'''
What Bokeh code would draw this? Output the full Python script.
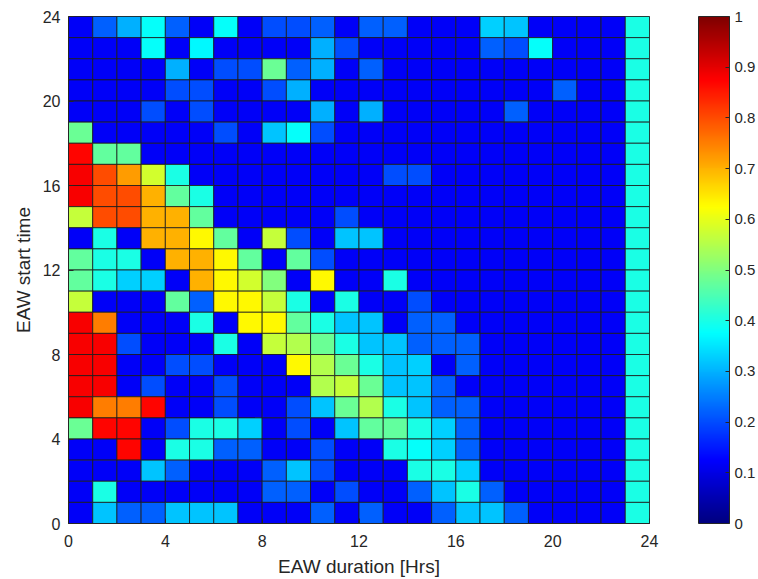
import numpy as np
from bokeh.plotting import figure
from bokeh.models import LinearColorMapper, ColorBar, FixedTicker, ColumnDataSource
from bokeh.embed import file_html
from bokeh.resources import INLINE

# hour bins
duration_hours = list(range(24))
start_hours = list(range(24))
axis_ticks = [0, 4, 8, 12, 16, 20, 24]
colorbar_ticks = [0, 0.1, 0.2, 0.3, 0.4, 0.5, 0.6, 0.7, 0.8, 0.9, 1]

# rows listed from start time 23 (top) down to 0 (bottom); columns = duration 0..23
share_rows_top_down = [
    [0.12,0.22,0.30,0.38,0.22,0.12,0.38,0.12,0.20,0.20,0.22,0.12,0.22,0.22,0.12,0.12,0.12,0.33,0.32,0.12,0.12,0.12,0.12,0.40],
    [0.12,0.12,0.12,0.38,0.12,0.37,0.12,0.12,0.12,0.12,0.30,0.20,0.12,0.12,0.12,0.12,0.12,0.22,0.20,0.38,0.12,0.12,0.12,0.40],
    [0.12,0.12,0.12,0.12,0.30,0.12,0.20,0.20,0.48,0.22,0.30,0.12,0.22,0.12,0.12,0.12,0.12,0.12,0.12,0.12,0.12,0.12,0.12,0.40],
    [0.12,0.12,0.12,0.12,0.20,0.20,0.12,0.12,0.20,0.30,0.12,0.12,0.12,0.12,0.12,0.12,0.12,0.12,0.12,0.12,0.22,0.12,0.12,0.40],
    [0.12,0.12,0.12,0.20,0.12,0.20,0.12,0.12,0.12,0.12,0.30,0.12,0.30,0.12,0.12,0.12,0.12,0.12,0.22,0.12,0.12,0.12,0.12,0.40],
    [0.48,0.12,0.12,0.12,0.12,0.12,0.20,0.12,0.32,0.38,0.20,0.12,0.12,0.12,0.12,0.12,0.12,0.12,0.12,0.12,0.12,0.12,0.12,0.40],
    [0.87,0.47,0.47,0.12,0.12,0.12,0.12,0.12,0.12,0.12,0.12,0.12,0.12,0.12,0.12,0.12,0.12,0.12,0.12,0.12,0.12,0.12,0.12,0.40],
    [0.88,0.80,0.72,0.58,0.40,0.12,0.12,0.12,0.12,0.12,0.12,0.12,0.12,0.20,0.20,0.12,0.12,0.12,0.12,0.12,0.12,0.12,0.12,0.40],
    [0.88,0.80,0.80,0.70,0.47,0.40,0.12,0.12,0.12,0.12,0.12,0.12,0.12,0.12,0.12,0.12,0.12,0.12,0.12,0.12,0.12,0.12,0.12,0.40],
    [0.57,0.80,0.80,0.70,0.70,0.47,0.12,0.12,0.12,0.12,0.12,0.20,0.12,0.12,0.12,0.12,0.12,0.12,0.12,0.12,0.12,0.12,0.12,0.40],
    [0.12,0.40,0.12,0.70,0.70,0.63,0.47,0.12,0.57,0.20,0.12,0.32,0.32,0.12,0.12,0.12,0.12,0.12,0.12,0.12,0.12,0.12,0.12,0.40],
    [0.47,0.40,0.40,0.12,0.70,0.70,0.63,0.47,0.12,0.47,0.20,0.12,0.12,0.12,0.12,0.12,0.12,0.12,0.12,0.12,0.12,0.12,0.12,0.40],
    [0.47,0.40,0.33,0.33,0.12,0.70,0.63,0.58,0.50,0.12,0.63,0.12,0.12,0.40,0.12,0.12,0.12,0.12,0.12,0.12,0.12,0.12,0.12,0.40],
    [0.57,0.12,0.12,0.12,0.47,0.22,0.63,0.63,0.57,0.40,0.12,0.40,0.12,0.12,0.20,0.12,0.12,0.12,0.12,0.12,0.12,0.12,0.12,0.40],
    [0.88,0.75,0.12,0.12,0.12,0.40,0.12,0.63,0.63,0.47,0.40,0.32,0.32,0.12,0.22,0.22,0.12,0.12,0.12,0.12,0.12,0.12,0.12,0.40],
    [0.88,0.88,0.20,0.12,0.12,0.12,0.40,0.12,0.57,0.55,0.48,0.40,0.32,0.32,0.22,0.22,0.22,0.12,0.12,0.12,0.12,0.12,0.12,0.40],
    [0.88,0.88,0.12,0.12,0.20,0.20,0.12,0.12,0.12,0.63,0.55,0.48,0.40,0.32,0.33,0.12,0.22,0.12,0.12,0.12,0.12,0.12,0.12,0.40],
    [0.88,0.88,0.12,0.20,0.12,0.12,0.20,0.12,0.12,0.12,0.55,0.57,0.48,0.32,0.32,0.22,0.12,0.12,0.12,0.12,0.12,0.12,0.12,0.40],
    [0.88,0.75,0.75,0.87,0.12,0.12,0.20,0.12,0.12,0.20,0.32,0.48,0.55,0.40,0.32,0.22,0.22,0.12,0.12,0.12,0.12,0.12,0.12,0.40],
    [0.48,0.87,0.87,0.12,0.20,0.40,0.40,0.33,0.12,0.20,0.12,0.32,0.47,0.47,0.40,0.33,0.22,0.12,0.12,0.12,0.12,0.12,0.12,0.40],
    [0.12,0.12,0.87,0.12,0.40,0.40,0.22,0.22,0.12,0.12,0.20,0.12,0.12,0.40,0.38,0.33,0.22,0.12,0.12,0.12,0.12,0.12,0.12,0.40],
    [0.12,0.12,0.12,0.32,0.22,0.12,0.12,0.12,0.22,0.32,0.20,0.12,0.12,0.12,0.40,0.40,0.33,0.12,0.12,0.12,0.12,0.12,0.12,0.40],
    [0.12,0.40,0.12,0.12,0.12,0.12,0.12,0.12,0.22,0.22,0.12,0.20,0.12,0.12,0.22,0.32,0.40,0.22,0.12,0.12,0.12,0.12,0.12,0.40],
    [0.12,0.32,0.22,0.22,0.32,0.32,0.32,0.12,0.12,0.12,0.22,0.12,0.22,0.12,0.12,0.22,0.32,0.32,0.22,0.12,0.12,0.12,0.12,0.40],
]

# jet colormap (style)
def jet_palette(n=256):
    out = []
    for i in range(n):
        t = i / (n - 1)
        r = np.clip(1.5 - abs(4 * t - 3), 0, 1)
        g = np.clip(1.5 - abs(4 * t - 2), 0, 1)
        b = np.clip(1.5 - abs(4 * t - 1), 0, 1)
        out.append("#%02x%02x%02x" % (int(round(r * 255)), int(round(g * 255)), int(round(b * 255))))
    return out

palette = jet_palette()
mapper = LinearColorMapper(palette=palette, low=0, high=1)

xs, ys, vs = [], [], []
n = len(start_hours)
for ri, row in enumerate(share_rows_top_down):
    start = start_hours[n - 1 - ri]
    for ci, v in enumerate(row):
        xs.append(duration_hours[ci] + 0.5)
        ys.append(start + 0.5)
        vs.append(v)
src = ColumnDataSource(dict(x=xs, y=ys, v=vs))

FONT = "Liberation Sans"
TXT = "#262626"
p = figure(width=758, height=579, x_range=(0, 24), y_range=(0, 24),
           output_backend="svg", toolbar_location=None,
           min_border_left=68, min_border_right=109, min_border_top=16, min_border_bottom=56)
p.rect(x="x", y="y", width=1, height=1, source=src,
       fill_color={"field": "v", "transform": mapper},
       line_color="#1a1a1a", line_width=0.8)

p.xgrid.visible = False
p.ygrid.visible = False
p.outline_line_color = TXT
for ax in (p.xaxis[0], p.yaxis[0]):
    ax.ticker = FixedTicker(ticks=axis_ticks)
    ax.minor_tick_line_color = None
    ax.major_tick_in = 5
    ax.major_tick_out = 0
    ax.major_tick_line_color = TXT
    ax.axis_line_color = TXT
    ax.major_label_text_font = FONT
    ax.major_label_text_font_size = "16px"
    ax.major_label_text_color = TXT
    ax.axis_label_text_font = FONT
    ax.axis_label_text_font_size = "19px"
    ax.axis_label_text_font_style = "normal"
    ax.axis_label_text_color = TXT
p.xaxis.axis_label = "EAW duration [Hrs]"
p.yaxis.axis_label = "EAW start time"
p.xaxis.major_label_standoff = 11
p.yaxis.major_label_standoff = 8
p.xaxis.axis_label_standoff = 6
p.yaxis.axis_label_standoff = 6

cb = ColorBar(color_mapper=mapper, ticker=FixedTicker(ticks=colorbar_ticks),
              width=31, height=507, margin=0, padding=0, location=(630, 0),
              bar_line_color=TXT, major_tick_line_color=TXT,
              major_tick_in=4, major_tick_out=0, label_standoff=5,
              major_label_text_font=FONT, major_label_text_font_size="15px",
              major_label_text_color=TXT, background_fill_alpha=0,
              border_line_color=None)
p.add_layout(cb, "center")

open("out.html", "w").write(file_html(p, INLINE))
'''
**Stated task**.
Quote, please, every line of the material above from its start through the line that has "from bokeh.resources import INLINE", reproducing the words exactly and dropping any images.

**Right answer**.
What Bokeh code would draw this? Output the full Python script.
import numpy as np
from bokeh.plotting import figure
from bokeh.models import LinearColorMapper, ColorBar, FixedTicker, ColumnDataSource
from bokeh.embed import file_html
from bokeh.resources import INLINE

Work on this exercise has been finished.